21  

Оле обидно, что он не едет, отделываясь долгим теоретизированием в письмах,— ему обидно, что она не едет, а в письмах иронизирует. Ее строгость — напускная и насильственная — глубоко его уязвила. В одном письме он ей пожаловался, что у него болят зубы,— она ответила резко: «Когда болят зубы, их вырывают». Он, словно оправдываясь, написал в следующем письме, что болели зубы мудрости, совершенно здоровые, и что боль была нервная,— Ольга, явно со смыслом, заметила, что вырвать здоровый зуб бывает даже лучше, ибо тем самым побеждаются две боли: боль нервная и боль привязанности к зубу… Так они в десятом году и вырвали этот здоровый зуб: переписка надолго прервалась, ирония кузины смутила Пастернака, он решил, что вообще не способен ладить с людьми… Он задумался о необходимости коренной перестройки своего сознания и запретил себе на время думать о художестве, ибо его художественный замысел не произвел на Ольгу никакого впечатления. Именно здесь, в конце лета — начале осени 1910 года, коренится перелом в его настроении: он решает, что в ближайшее время будет больше заниматься философией и меньше — литературой.
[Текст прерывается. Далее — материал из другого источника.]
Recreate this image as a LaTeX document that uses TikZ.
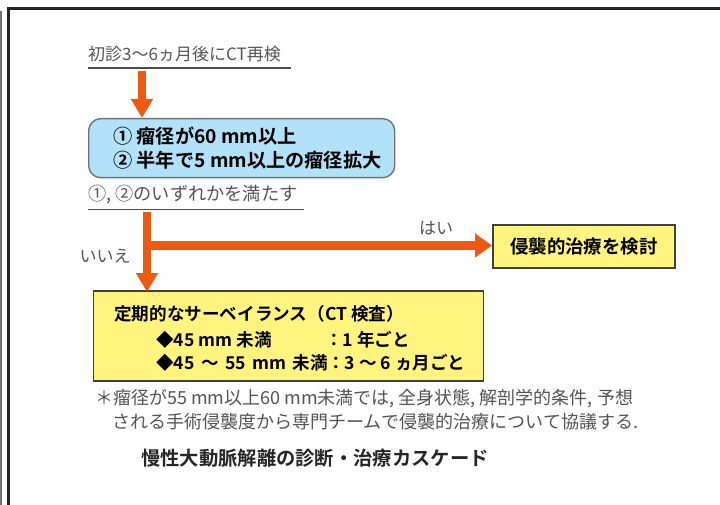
\documentclass[tikz,border=0pt]{standalone}
\usepackage{fontspec}
\setmainfont{Noto Sans CJK JP}[BoldFont={Noto Sans CJK JP Bold}]
\usetikzlibrary{arrows.meta}
\definecolor{oran}{HTML}{EE5A12}
\definecolor{bluef}{HTML}{B2E2F8}
\definecolor{yelf}{HTML}{FFF57E}
\definecolor{gtxt}{HTML}{555555}
\tikzset{
  gtext/.style={inner sep=0pt, text=gtxt, font=\fontsize{17}{20}\selectfont},
  ftext/.style={inner sep=0pt, text=gtxt, font=\fontsize{18}{21}\selectfont},
  btext/.style={inner sep=0pt, text=black, font=\bfseries\fontsize{19.2}{22}\selectfont},
  stext/.style={inner sep=0pt, text=black, font=\bfseries\fontsize{17.6}{21}\selectfont},
  uline/.style={draw=gtxt!90!black, line width=1.6pt},
  oarrow/.style={draw=oran, line width=8pt, -{Triangle[width=21pt,length=19pt]}},
  oline/.style={draw=oran, line width=8pt},
  bluebox/.style={draw=black!55, line width=1.4pt, fill=bluef, rounded corners=12pt, inner sep=0pt},
  yelbox/.style={draw=black!75, line width=1.6pt, fill=yelf, inner sep=0pt},
}
\begin{document}
\begin{tikzpicture}[x=1pt,y=-1pt]
\useasboundingbox (0,0) rectangle (720,505);
\fill[white] (0,0) rectangle (720,505);
% frame
\fill[black!55] (0,11) rectangle (2,505);
\draw[line width=2.4pt, black!85] (8.5,505) -- (8.5,8.5) -- (720,8.5);

% title
\node[gtext, anchor=base west] (t1) at (88,61) {初診3〜6ヵ月後にCT再検};
\coordinate (u1a) at (88,68);
\coordinate (u1b) at (291,68);
\draw[uline] (u1a) -- (u1b);

% blue box
\node[bluebox, anchor=north west, minimum width=306pt, minimum height=59pt] (blue) at (88,118) {};
\node[btext, anchor=base west] (c1) at (113,144) {① 瘤径が60 mm以上};
\node[btext, anchor=base west] (c2) at (113,168) {② 半年で5 mm以上の瘤径拡大};

\coordinate (a1s) at (142,71);
\draw[oarrow] (a1s) -- (a1s |- blue.north);

% condition
\node[gtext, anchor=base west, font=\fontsize{18.2}{21}\selectfont] (t2) at (88,201) {①, ②のいずれかを満たす};
\coordinate (u2a) at (88,209.5);
\coordinate (u2b) at (304,209.5);
\draw[uline] (u2a) -- (u2b);

% right yellow box
\node[yelbox, anchor=north west, minimum width=182pt, minimum height=43pt, font=\bfseries\fontsize{18.4}{22}\selectfont] (inv) at (492,224) {侵襲的治療を検討};

% lower yellow box
\node[yelbox, anchor=north west, minimum width=390pt, minimum height=90pt] (surv) at (92.5,290) {};
\node[stext, anchor=base west] (s1) at (114,320) {定期的なサーベイランス（CT 検査）};
\node[stext, anchor=base west] (s2) at (156,346) {◆45 mm 未満};
\node[stext, anchor=base west] (s2b) at (325,346) {：1 年ごと};
\node[stext, anchor=base west] (s3) at (156,369) {◆45\hspace{6.5pt}〜\hspace{6.5pt}55\hspace{6.5pt}mm\hspace{6.5pt}未満};
\node[stext, anchor=base west] (s3b) at (327,369) {：3 〜 6 ヵ月ごと};

% arrows
\coordinate (a2s) at (147,212);
\coordinate (br) at (147,245.5);
\draw[oline] (a2s) -- (br);
\draw[oarrow] (br) -- ([yshift=-2pt]br |- surv.north);
\draw[draw=oran, line width=9.5pt, -{Triangle[width=23pt,length=17pt]}] ([xshift=-4pt]br) -- (br -| inv.west);
\node[gtext, anchor=base] (yes) at (436,234) {はい};
\node[gtext, anchor=base] (no) at (105,262) {いいえ};

% footnote
\node[ftext, anchor=base west] (f1) at (95,404) {＊瘤径が55 mm以上60 mm未満では, 全身状態, 解剖学的条件, 予想};
\node[ftext, anchor=base west] (f2) at (112,428) {される手術侵襲度から専門チームで侵襲的治療について協議する.};

% caption
\node[anchor=base west, inner sep=0pt, font=\bfseries\fontsize{19.3}{23}\selectfont, text=black!85] (cap) at (141,465) {慢性大動脈解離の診断・治療カスケード};
\end{tikzpicture}
\end{document}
«Я твердо решил перевоспитать свое сознание (…) — для того, чтобы быть ближе «Петербургу». Правда, цель эта держалась недолго, но первые дисциплинарные приемы мои определили для меня целое направленье работы над собой… И вот я попросту отрицал эту чащу в себе, которая бродила и требовала выраженья»,—

объяснял он ей в письме от 30 июня 1912 года.

Он не видит в письмах Ольги того, что очевидно беспристрастному читателю,— уязвленной женской гордости. Он не мог поверить, что собственная его личность может быть кому-то интересней его философических построений; и заблуждение это завело его далеко.

Глава IV. В зеркалах: Ольга Фрейденберг

1

Ольга Михайловна Фрейденберг, наряду с Мариной Цветаевой и Ариадной Эфрон, была постоянной собеседницей Пастернака — и, может быть, лучшей из собеседниц: в ней не было цветаевского своеволия, она понимала больше Али, знала Пастернака ровно полвека и все это время была с ним в переписке. Свидетельства Фрейденберг особенно ценны потому, что она Пастернака очень любила — и при этом была почти во всем ему противоположна. Где у него поток вольных ассоциаций с двумя-тремя подчеркнуто будничными проговорками о сути — у нее жестко формализованное мышление, называние вещей своими именами; где у него поток — у нее кристалл. Предмету ее исследования — теме рока у греков — соответствовало и ее трагическое мировоззрение. В этом оно было отчасти сродни пастернаковскому. Но если Пастернак, безупречно различая и виртуозно изображая трагическое в общей участи, старался никак не подчеркивать его в собственной, если все его письма — уклонение от жалоб и попытка отыскать в своем положении как можно больше преимуществ, то Фрейденберг была начисто лишена светлого дара чувствовать себя счастливой и благодарной просто так, без видимой причины. В ее мире — особенно в тридцатые и сороковые годы — нет ни луча света: сначала травля, потом блокада, болезнь матери, полгода пролежавшей в параличе, а после ее смерти — окончательный обрыв всех связей с жизнью, безвыходное одиночество, медленное умирание в литературной и научной изоляции. В этом мире единственным просветом было, казалось бы, общение с Пастернаком,— но и в двоюродном брате она порой не находила ни понимания, ни душевного резонанса. Всех по-настоящему умных женщин в пастернаковском окружении рано или поздно начинала раздражать его способность среди разрухи и голода обращать внимание на пейзажи жить в гармонии с собой среди всеобщей лжи и распада — словом, быть счастливым в несчастье, «хорошеть в кипятке», как сам он о себе сказал. Для него не было ничего более лживого, чем «правда жизни».

Цветаева в переписке с ним только и делает, что бередит раны, и Фрейденберг тоже все горше и болезненнее подчеркивает трагизм своей и общей участи. Пастернак ее восхищает как художник и откровенно раздражает как человек:

«Не переставая, я ожидала где-то внутри Бориных вестей: тайная надежда на спасенье и помощь невольно соединялись во мне с именем брата и друга, который просто не знал, что мы, живые, во власти смерти. Но когда я прочла его письмо из Чистополя с описанием пейзажа, я поняла свое заблуждение. Нет, неоткуда, не от кого ждать спасенья! Письмо говорило объективно о душевной вялости и утомленьи, о душевной растерянности. Как и в начале революции, в письме фигурировали ведра и стертый, подобно старой монете, дух».